Metro

Police arrest quotas front and center in lawsuit against city

A Brooklyn jury hearing the case of a woman who says she was roughed up when her son was arrested is expected to consider whether responding cops were driven by quotas.

Capt. Alex Perez of the 81st Precinct in Bedford-Stuyvesant said Monday that arrest numbers are indeed a factor in evaluating officers’ performance, as he testified in a lawsuit against the city filed by Carolyn Bryant.

Bryant claims Operation Impact cops arrested her son Barbarito Lopez in July 2006 to fill arrest quotas and, after she went outside to see what was happening, assaulted her because they knew her as the mother of Carlos Lopez, who was killed by cops in 2003.

Perez told the Brooklyn Supreme Court jury that an officer in a unit with no arrest is more likely to get a poor performance rating than an officer with more arrests.

“Officers are told that the number of arrests is part of performance activity?” Bryant’s lawyer Seth Harris asked Perez.

“It’s one of many factors,” Perez replied.

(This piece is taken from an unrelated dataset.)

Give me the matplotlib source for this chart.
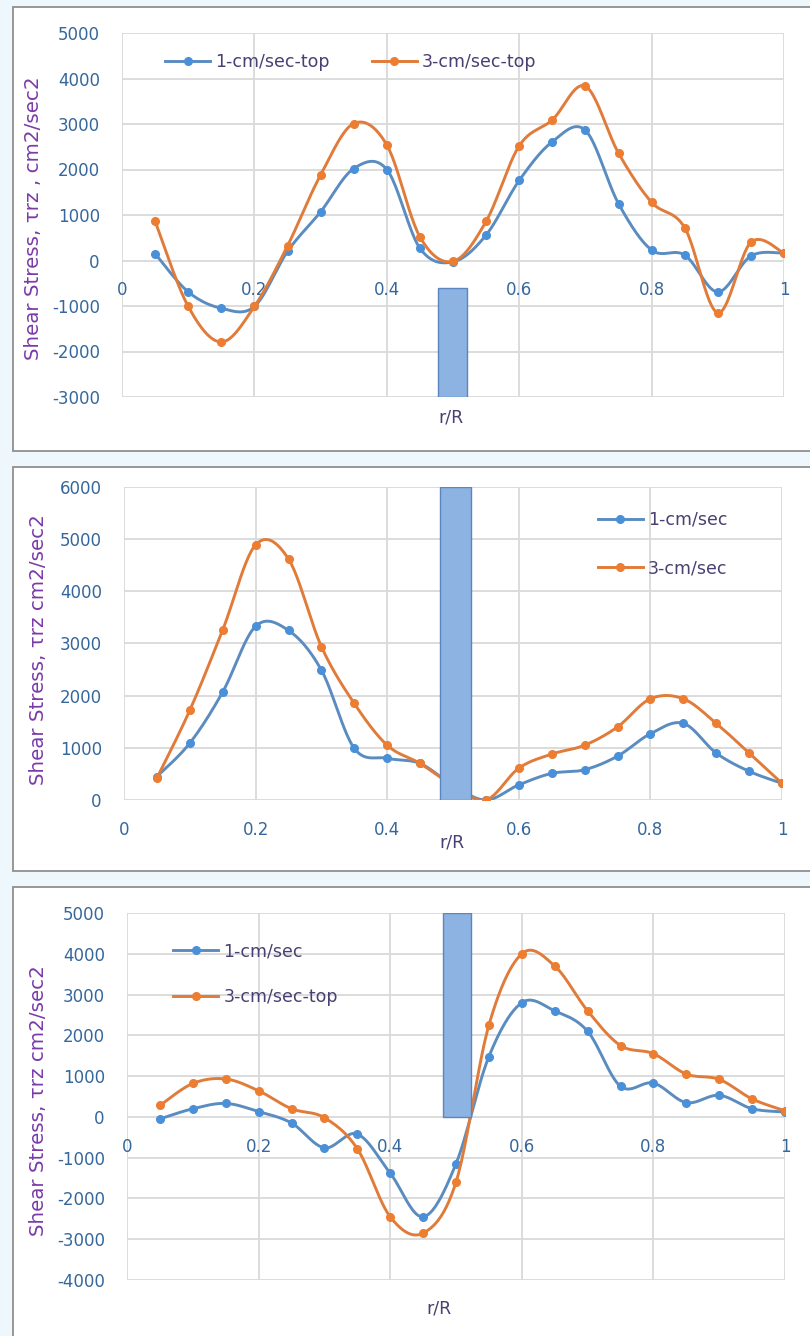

“They are told they’re expected to make arrests?”

“Yes.”

Earlier, Harris asked Perez whether officers not making any arrests would “incur the wrath” of supervisors.

“I don’t know if wrath is the right word,” Perez said, “They would draw the attention of a supervising officer.”

Bryant, whose resisting arrest and obstructing governmental administration charges were dismissed, testified that she has suffered neck and knee pain since the incident.

Drug charges against her son were dropped and he pleaded guilty to disorderly conduct.

Outside court, Harris said, “I look forward to the jury deciding the quota issue once and for all.”